Minister of Cultural Development
- In office 23 March 2010 – 3 December 2010
- Preceded by: Robert Wigmore
- Succeeded by: Teariki Heather

Deputy Speaker of the Parliament of the Cook Islands
- Incumbent
- Assumed office 29 June 2007

Member of the Cook Islands Parliament for Matavera
- In office 27 September 2006 – 17 November 2010
- Preceded by: Kiriau Turepu
- Succeeded by: Kiriau Turepu

Personal details
- Born: 26 February 1952 (age 74) Rarotonga
- Party: Democratic Party

= Cassey Eggelton =

Cook Islands politician

Cassey Tereapii Eggelton (born 26 February 1952) is a former Cook Islands politician and Cabinet Minister.

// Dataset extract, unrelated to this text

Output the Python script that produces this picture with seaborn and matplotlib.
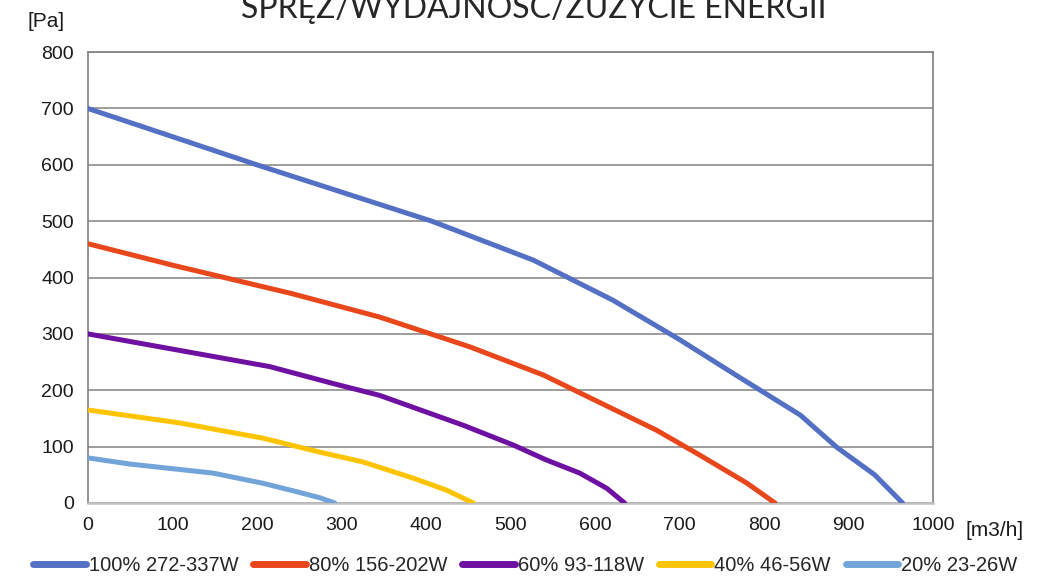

Eggelton was born in Rarotonga and attended Ngatangiia Primary school and Tereora College. She worked as a hotel manager and has a long association with the Miss Cook Islands Pageant. In 2003 she was appointed Honorary French Consul to the Cook Islands. In 2004 she was invested with the chefly title Tara’are Mataiapo.

==Political career==
Eggelton was elected to Parliament as a member of the Democratic Party for the seat of Matavera in the 2006 elections.

Eggelton was initially appointed Deputy Speaker, and was later appointed to the Cabinet of Jim Marurai in March 2010 as Minister for Culture and the Environment. After she refused to resign from the cabinet following a request, she was expelled from the Democratic Party on 8 April 2010. She failed to win re-election in the 2010 election. She ran again in the 2014 election but was unsuccessful. She failed to win selection as a candidate for the 2018 election.

Eggleton's brother-in-law is Queen's Representative Frederick Tutu Goodwin.